Watermelon in my sharbat at Madurai roadside shops
Near Pasumalai arch, B Tamil Selvi and her mother have been running a small sharbat shop for about seven years. “Once summer begins, especially after March, we will be extremely busy,” she says, adding: “Though many new summer drinks come to the market, the traditional sharbat is still enjoyed by many people,” she adds.
Madurai-based Chef T. Gautam Venkat traces the origins of the sharbat drink to Madurai. “Several years ago, people in the Middle East introduced the sharbat drink to keep themselves cool and hydrated in the hot and humid weather. This tasty drink was originally made with rose petals and a mix of fruits like oranges and mangoes, etc, along with chia seeds as a main ingredient.”
He explains, how the drink has travelled across regions. “With the movement of trade, sharbat slowly finds a place in India.
Tamil Selvi recalls how sharbat was made in those days, “Earlier, people made sharbat syrup by themselves by soaking roots of the nannari plant for hours, and it was strained, then the mix was boiled along with a lemon slice and palm sugar or jaggery. After extracting the syrup, they made the drink, which was then stored in mud pots to keep it cool. Back then, to enjoy chilled beverages, people stored them in mud pots. But now we easily get sharbat syrup,” she says, smiling.
David offers refreshing watermelon sharbat at The Madura College, Madurai.
| Photo Credit:
MOORTHY G
Across the city, sharbats taken on exciting flavours. V David sells watermelon sharbats in a pushcart opposite the Madura College, where he attracts young large crowds. Watermelons are not served as slices here. Instead, in a glass as a refreshing drink along with sharbat.
David offers refreshing watermelon sharbat at The Madura College, Madurai.
| Photo Credit:
MOORTHY G
He describes how the drink is made: “Pieces of watermelon are smashed coarsely until it becomes semi-liquid texture. I then add sharbat syrup to it. Finally, small chunks of fruits are dropped in to enhance the taste. And in goes soaked sabja seeds and agar-agar, followed by a squeeze of lime, which gives a little bit of tanginess to balance the sweet,” he says.
He prefers to go with less ice. Too much of it, he points out, tends to flatten the taste. “Some customers ask for extra ice, but the flavour comes through better without it.”
Elaneer sharbat is equally popular. In Ponmeni, P Isravel has been serving elaneer sharbat for over 15 years. The concept, he says, came from watching customer preferences. “People would either choose tender coconut or sharbat. We thought — why not combine them?” he says.
Isravel serves ‘elaneer sharbat’ for thirsty customers at Ponmeni, Madurai.
| Photo Credit:
MOORTHY G
This famous summer drink is prepared simply by mixing coconut water with sharbat, with a hint of lemon and thin slices of tender coconut for a crunch in between. Sabja seeds and agar-agar are a must . “Sales are high usually between noon and 3pm when the sun is at its peak,” he says.
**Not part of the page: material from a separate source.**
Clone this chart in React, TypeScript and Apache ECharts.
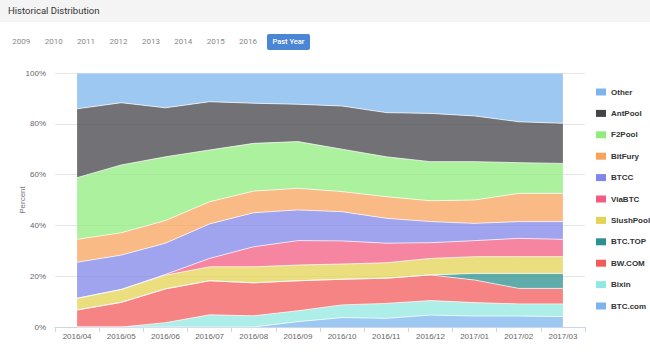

Isravel serves ‘elaneer sharbat’ for thirsty customers at Ponmeni, Madurai.
| Photo Credit:
MOORTHY G
“This is a unique drink, and it is interesting to have a bite of tender coconut along with it, ” says D Vinith Raj, pausing between sips near Ponmeni. “You get the mild coconut taste first, and then the sweetness comes in slowly.”
Another roadside shop is gaining a steady crowd for yet another simple drink — milk sharbat. Near Mathuthavani bus stand, V Nageshwari mixes the syrup with milk, giving the drink a thicker, richer taste along with sabja seeds.
“This is my son’s idea,” she says with a smile. “He had tried a drink like this elsewhere and asked me to make the same in our shop, which received a great response from customers.”

Nageshwari serves delicious milk sharbat near Maatuthavani, Madurai..
| Photo Credit:
MOORTHY G
Not far away, M Surya, with her family’s support, has been running a sarbath shop near Lady Doak College in Madurai for the past seven months. She offers a variety of sarbaths.
Surya explains, “It started as a simple sarbath shop, but I later decided to include a range of unique flavors, as people today are looking for something different.” She adds, “Our most popular drink is the milk sarbath, which is thick and luscious. We offer it in various colorful flavors, such as strawberry and grape.”
Not only does the taste attract customers, the vibrant colours do as well. Since the shop is located near a college, it has become a regular hangout spot for students.
“For many, summer is incomplete without sharbat,” says M Vishal, an IT employee. “I have been having Nannari sharbat since I was a child. This is the first time I’m trying milk sharbat; it tastes different and good.”